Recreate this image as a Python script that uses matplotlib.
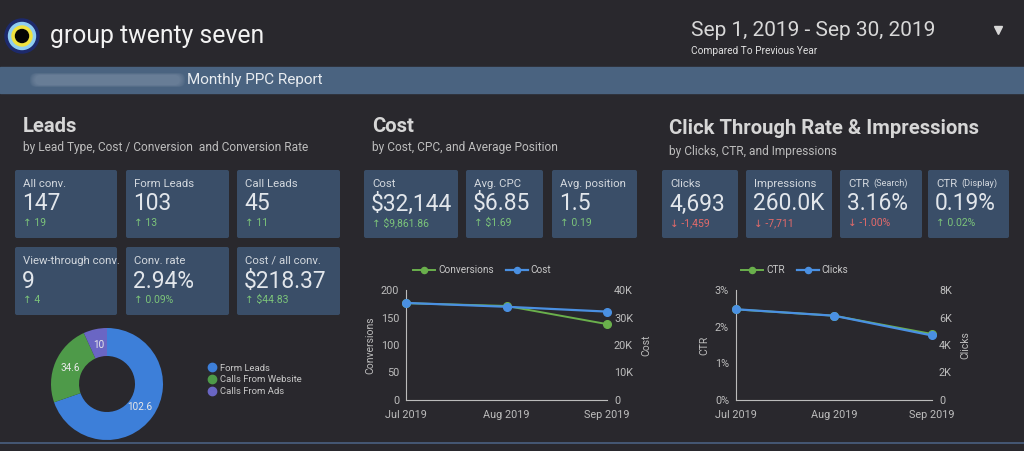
import matplotlib
matplotlib.use('Agg')
import matplotlib.pyplot as plt
from matplotlib.patches import FancyBboxPatch, Rectangle, Circle
from matplotlib.lines import Line2D

plt.rcParams['font.family'] = ['Roboto', 'DejaVu Sans']

W, H = 1024, 451
BG = '#29282d'
CARD = '#3a4e68'
BANNER = '#4a6380'
SUB = '#bdbdbd'
UP = '#7cc47a'
DOWN = '#e46a6a'

# KPI cards: (label, value, delta)
leads_cards = [('All conv.', '147', '19'), ('Form Leads', '103', '13'), ('Call Leads', '45', '11'),
               ('View-through conv.', '9', '4'), ('Conv. rate', '2.94%', '0.09%'),
               ('Cost / all conv.', '$218.37', '$44.83')]
cost_cards = [('Cost', '$32,144', '$9,861.86'), ('Avg. CPC', '$6.85', '$1.69'),
              ('Avg. position', '1.5', '0.19')]
ctr_cards = [('Clicks', '4,693', '-1,459'), ('Impressions', '260.0K', '-7,711'),
             ('CTR', '3.16%', '-1.00%'), ('CTR', '0.19%', '0.02%')]
ctr_sub = ['', '', '(Search)', '(Display)']

# donut
lead_types = ['Form Leads', 'Calls From Website', 'Calls From Ads']
lead_values = [102.6, 34.6, 10]
lead_colors = ['#3d7fd9', '#4e9a49', '#6a66c4']

# monthly trends
months = ['Jul 2019', 'Aug 2019', 'Sep 2019']
conversions = [176, 171, 138]
cost = [35300, 33900, 32144]
ctr = [2.47, 2.30, 1.80]
clicks = [6600, 6130, 4693]

fig = plt.figure(figsize=(W / 100, H / 100), dpi=100, facecolor=BG)
bg = fig.add_axes([0, 0, 1, 1])
bg.set_xlim(0, W)
bg.set_ylim(H, 0)
bg.axis('off')

# header
for r, c in [(17, '#1d2a6c'), (13.5, '#8fcdf2'), (10, '#f0e23e'), (6.5, '#050505')]:
    bg.add_patch(Circle((22, 36), r, color=c, zorder=2))
bg.text(50, 36, 'group twenty seven', color='#f2f2f2', fontsize=17.8, va='center', ha='left')
bg.text(691, 30, 'Sep 1, 2019 - Sep 30, 2019', color='#d8d8d8', fontsize=15, va='center')
bg.text(691, 51, 'Compared To Previous Year', color='#e0e0e0', fontsize=7.3, va='center')
bg.plot([998], [30], marker='v', color='#d8d8d8', markersize=6)

bg.add_patch(Rectangle((0, 67), W, 26, color=BANNER))
for i in range(6):
    bg.add_patch(FancyBboxPatch((30 + i, 73 + i * 0.4), 155 - 2 * i, 14 - i * 0.8,
                                boxstyle='round,pad=0,rounding_size=6', color='#8597ad',
                                alpha=0.12, lw=0))
bg.text(187, 80, 'Monthly PPC Report', color='#e8ecf0', fontsize=11, va='center')
bg.plot([0, W], [443, 443], color='#4a6080', lw=1.2)

# section titles
for x, y, t, s in [(23, 126, 'Leads', 'by Lead Type, Cost / Conversion  and Conversion Rate'),
                   (372, 126, 'Cost', 'by Cost, CPC, and Average Position'),
                   (669, 129, 'Click Through Rate & Impressions', 'by Clicks, CTR, and Impressions')]:
    bg.text(x, y, t, color='#d6d6d6', fontsize=14.6, fontweight='bold', va='center')
    bg.text(x, y + 22, s, color=SUB, fontsize=8.6, va='center')


def card(x0, x1, y0, label, value, delta, sub=''):
    bg.add_patch(FancyBboxPatch((x0, y0), x1 - x0, 68, boxstyle='round,pad=0,rounding_size=2',
                                color=CARD, lw=0))
    bg.text(x0 + 8, y0 + 14, label, color='#d3d8de', fontsize=8.2, va='center')
    if sub:
        bg.text(x0 + 8 + 25, y0 + 13, sub, color='#d3d8de', fontsize=6.6, va='center')
    bg.text(x0 + 7, y0 + 34, value, color='#e2e6eb', fontsize=16.4, va='center')
    neg = delta.startswith('-')
    arrow = '\u2193' if neg else '\u2191'
    bg.text(x0 + 8, y0 + 53, arrow + ' ' + delta, color=DOWN if neg else UP,
            fontsize=7.5, va='center')


lead_x = [(15, 117), (126, 229), (237, 340)]
for i, (lab, val, d) in enumerate(leads_cards):
    x0, x1 = lead_x[i % 3]
    card(x0, x1, 170 if i < 3 else 247, lab, val, d)

cost_x = [(364, 458), (466, 543), (552, 637)]
for (x0, x1), (lab, val, d) in zip(cost_x, cost_cards):
    card(x0, x1, 170, lab, val, d)

ctr_x = [(662, 738), (746, 832), (840, 922), (928, 1009)]
for (x0, x1), (lab, val, d), s in zip(ctr_x, ctr_cards, ctr_sub):
    card(x0, x1, 170, lab, val, d, s)

# donut chart
pax = fig.add_axes([51 / W, (H - 440) / H, 112 / W, 112 / H])
pax.pie(lead_values, colors=lead_colors, startangle=90, counterclock=False,
        labels=[f'{v:g}' for v in lead_values], labeldistance=0.72,
        wedgeprops=dict(width=0.5, linewidth=0),
        textprops=dict(color='#e8e8e8', fontsize=7.2, ha='center', va='center'))
pax.set_xlim(-1, 1)
pax.set_ylim(-1, 1)
handles = [Line2D([], [], marker='o', ls='', color=c, markersize=6) for c in lead_colors]
fig.legend(handles, lead_types, loc='center left', bbox_to_anchor=(198 / W, 1 - 380 / H),
           frameon=False, fontsize=6.8, labelcolor='#c8c8c8', handletextpad=0.2,
           labelspacing=0.3, handlelength=1.2)


def trend(x0, x1, left, right, lname, rname, lcol, rcol, lticks, llabels, rticks, rlabels, legx):
    ax = fig.add_axes([x0 / W, (H - 400) / H, (x1 - x0) / W, 110 / H])
    ax.set_facecolor('none')
    ax2 = ax.twinx()
    l2, = ax2.plot(range(len(months)), right, color=rcol, marker='o', markersize=5.5, lw=1.6, clip_on=False)
    l1, = ax.plot(range(len(months)), left, color=lcol, marker='o', markersize=5.5, lw=1.4, clip_on=False)
    for a, ticks, labs in [(ax, lticks, llabels), (ax2, rticks, rlabels)]:
        a.set_xlim(0, len(months) - 1)
        a.set_ylim(ticks[0], ticks[-1])
        a.set_yticks(ticks)
        a.set_yticklabels(labs)
        a.tick_params(colors=SUB, labelsize=7.8, length=0, pad=5)
        for s in a.spines.values():
            s.set_visible(False)
    for side in ['left', 'bottom']:
        ax.spines[side].set_visible(True)
        ax.spines[side].set_color('#bbbbbb')
    ax.set_xticks(range(len(months)))
    ax.set_xticklabels(months)
    ax.tick_params(axis='x', pad=7)
    ax.set_ylabel(lname, color=SUB, fontsize=7.5, labelpad=4)
    ax2.set_ylabel(rname, color=SUB, fontsize=7.5, labelpad=6)
    fig.legend([l1, l2], [lname, rname], loc='center left', bbox_to_anchor=(legx / W, 1 - 270 / H),
               ncol=2, frameon=False, fontsize=7.2, labelcolor='#c8c8c8', handlelength=2.2,
               handletextpad=0.3, columnspacing=1.2, markerscale=0.8)
    return ax, ax2


trend(406, 607, conversions, cost, 'Conversions', 'Cost', '#6ab04c', '#4a90e2',
      [0, 50, 100, 150, 200], ['0', '50', '100', '150', '200'],
      [0, 10000, 20000, 30000, 40000], ['0', '10K', '20K', '30K', '40K'], 404)
trend(736, 932, ctr, clicks, 'CTR', 'Clicks', '#6ab04c', '#4a90e2',
      [0, 1, 2, 3], ['0%', '1%', '2%', '3%'],
      [0, 2000, 4000, 6000, 8000], ['0', '2K', '4K', '6K', '8K'], 732)

fig.savefig('out.png', dpi=100, facecolor=BG)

GOAL:
The lines from the top of the data above through the one holding "bg.axis('off')" are to be repeated exactly, and only those, with no pictures.

PROBLEM SOLUTION:
Recreate this image as a Python script that uses matplotlib.
import matplotlib
matplotlib.use('Agg')
import matplotlib.pyplot as plt
from matplotlib.patches import FancyBboxPatch, Rectangle, Circle
from matplotlib.lines import Line2D

plt.rcParams['font.family'] = ['Roboto', 'DejaVu Sans']

W, H = 1024, 451
BG = '#29282d'
CARD = '#3a4e68'
BANNER = '#4a6380'
SUB = '#bdbdbd'
UP = '#7cc47a'
DOWN = '#e46a6a'

# KPI cards: (label, value, delta)
leads_cards = [('All conv.', '147', '19'), ('Form Leads', '103', '13'), ('Call Leads', '45', '11'),
               ('View-through conv.', '9', '4'), ('Conv. rate', '2.94%', '0.09%'),
               ('Cost / all conv.', '$218.37', '$44.83')]
cost_cards = [('Cost', '$32,144', '$9,861.86'), ('Avg. CPC', '$6.85', '$1.69'),
              ('Avg. position', '1.5', '0.19')]
ctr_cards = [('Clicks', '4,693', '-1,459'), ('Impressions', '260.0K', '-7,711'),
             ('CTR', '3.16%', '-1.00%'), ('CTR', '0.19%', '0.02%')]
ctr_sub = ['', '', '(Search)', '(Display)']

# donut
lead_types = ['Form Leads', 'Calls From Website', 'Calls From Ads']
lead_values = [102.6, 34.6, 10]
lead_colors = ['#3d7fd9', '#4e9a49', '#6a66c4']

# monthly trends
months = ['Jul 2019', 'Aug 2019', 'Sep 2019']
conversions = [176, 171, 138]
cost = [35300, 33900, 32144]
ctr = [2.47, 2.30, 1.80]
clicks = [6600, 6130, 4693]

fig = plt.figure(figsize=(W / 100, H / 100), dpi=100, facecolor=BG)
bg = fig.add_axes([0, 0, 1, 1])
bg.set_xlim(0, W)
bg.set_ylim(H, 0)
bg.axis('off')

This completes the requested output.